Monday, January 26, 2009

Bad Bank + Bad Debt + Bad Bankers = Bad Idea


http://www.youtube.com/watch?v=Ss-k2H9ddtI

Once again I feel compelled to spread the "common sense" gospel as delivered by the honorable congressman from Texas, Ron Paul. This speech on the floor of the House of Representatives just 4 days ago mines down to the core problem with our new and current government's reaction to our economic condition. It really is not that complicated to analyze in my opinion.

The last paragraph of his speech sums up the issue in light of history...

The fallacy here is that we’re trying to keep prices high when prices should come down. What do we have against poor people? Lower the price of houses! Get them down, a $100,000 house get them down to $20,000, let the poor person buy these houses. That is what we want, but this is a remnant of the philosophy of the ’30s because it was thought we were in trouble because the farmers weren’t getting enough money for their crops. So people were starving in the streets, and guess what the policy was that came out of Washington? Pile under the crops, and maybe the prices would come up. Diminish the supply and it will solve our problems. It didn’t work then, it won’t work today...

1 comment:

Hank Robinson said...

Huh...interesting...but how?

Is he suggesting to let the entire housing market fail then houses will drop dramatically.

But what about the people that have a $150,000 loan on a house that is now hardly $100,000? Or the one with a $90,000 loan on the same house?

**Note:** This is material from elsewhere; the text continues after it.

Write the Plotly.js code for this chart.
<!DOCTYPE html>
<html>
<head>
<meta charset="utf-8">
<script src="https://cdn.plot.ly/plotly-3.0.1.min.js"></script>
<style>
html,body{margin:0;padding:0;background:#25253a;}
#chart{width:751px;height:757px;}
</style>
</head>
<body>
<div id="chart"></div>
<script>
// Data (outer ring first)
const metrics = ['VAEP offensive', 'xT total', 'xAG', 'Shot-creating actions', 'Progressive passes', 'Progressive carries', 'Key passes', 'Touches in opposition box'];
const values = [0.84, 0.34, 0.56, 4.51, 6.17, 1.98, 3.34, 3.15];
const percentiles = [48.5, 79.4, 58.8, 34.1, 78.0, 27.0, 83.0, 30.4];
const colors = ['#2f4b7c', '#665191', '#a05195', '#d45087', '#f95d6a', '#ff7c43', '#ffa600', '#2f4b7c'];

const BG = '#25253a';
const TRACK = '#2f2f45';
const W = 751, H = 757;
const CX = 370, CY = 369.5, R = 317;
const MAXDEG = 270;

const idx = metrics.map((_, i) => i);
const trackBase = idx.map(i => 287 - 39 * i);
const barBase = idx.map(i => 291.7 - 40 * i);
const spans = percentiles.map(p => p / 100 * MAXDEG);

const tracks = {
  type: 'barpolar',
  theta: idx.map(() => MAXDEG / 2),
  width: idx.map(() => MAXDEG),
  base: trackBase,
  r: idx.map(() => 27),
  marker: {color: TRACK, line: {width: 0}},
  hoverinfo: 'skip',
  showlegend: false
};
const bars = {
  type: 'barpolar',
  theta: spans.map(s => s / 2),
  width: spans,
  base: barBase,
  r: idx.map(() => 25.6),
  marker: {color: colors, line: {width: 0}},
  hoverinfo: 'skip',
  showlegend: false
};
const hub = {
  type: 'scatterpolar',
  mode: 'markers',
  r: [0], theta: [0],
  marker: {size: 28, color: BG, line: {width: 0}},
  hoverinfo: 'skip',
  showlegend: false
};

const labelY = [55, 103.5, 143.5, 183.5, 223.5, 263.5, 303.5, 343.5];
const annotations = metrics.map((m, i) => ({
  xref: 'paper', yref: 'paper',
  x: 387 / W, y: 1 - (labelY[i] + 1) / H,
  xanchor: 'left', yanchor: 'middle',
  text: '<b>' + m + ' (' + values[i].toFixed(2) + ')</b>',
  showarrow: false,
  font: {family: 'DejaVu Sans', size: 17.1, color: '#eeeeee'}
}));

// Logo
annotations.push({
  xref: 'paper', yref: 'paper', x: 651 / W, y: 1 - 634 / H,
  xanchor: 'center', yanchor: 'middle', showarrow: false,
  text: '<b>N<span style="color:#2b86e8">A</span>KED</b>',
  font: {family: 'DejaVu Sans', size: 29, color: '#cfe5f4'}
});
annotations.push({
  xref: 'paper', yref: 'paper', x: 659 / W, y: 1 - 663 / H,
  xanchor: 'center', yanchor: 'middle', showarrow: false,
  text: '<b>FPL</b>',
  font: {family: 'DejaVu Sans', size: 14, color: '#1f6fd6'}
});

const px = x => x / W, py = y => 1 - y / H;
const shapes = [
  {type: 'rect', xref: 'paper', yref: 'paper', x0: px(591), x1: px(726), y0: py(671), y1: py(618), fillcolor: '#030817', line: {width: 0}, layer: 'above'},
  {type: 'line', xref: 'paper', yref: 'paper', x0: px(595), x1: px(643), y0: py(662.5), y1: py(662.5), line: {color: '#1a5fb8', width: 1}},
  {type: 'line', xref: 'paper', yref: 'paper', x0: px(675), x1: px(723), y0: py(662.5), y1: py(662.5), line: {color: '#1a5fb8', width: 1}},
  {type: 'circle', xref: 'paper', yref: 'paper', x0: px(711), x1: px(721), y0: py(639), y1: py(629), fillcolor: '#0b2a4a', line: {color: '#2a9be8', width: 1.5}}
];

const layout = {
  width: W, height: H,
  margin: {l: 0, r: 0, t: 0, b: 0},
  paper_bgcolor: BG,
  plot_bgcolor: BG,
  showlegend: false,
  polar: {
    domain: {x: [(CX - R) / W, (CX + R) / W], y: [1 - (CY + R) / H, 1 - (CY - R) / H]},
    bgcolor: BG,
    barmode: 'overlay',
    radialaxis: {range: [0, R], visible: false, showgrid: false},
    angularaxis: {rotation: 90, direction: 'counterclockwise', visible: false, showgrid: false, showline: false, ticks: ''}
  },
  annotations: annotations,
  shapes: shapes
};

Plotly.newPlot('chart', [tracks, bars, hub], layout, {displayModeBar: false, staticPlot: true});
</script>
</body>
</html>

Now it goes down to $20,000.

The problem is almost everybody has refinanced their home while rates were low. This is especially bad in Florida when appraisers were going crazy on prices. The longer this goes the worse it is. I talked to a school teacher yesterday that has an ARM that won't mature until late 2010. She is already looking for help.

I don't know what the answers are.

Should a person work to pay off their mortgage?

These are serious times. May the ingenuity of Americans get us out of this.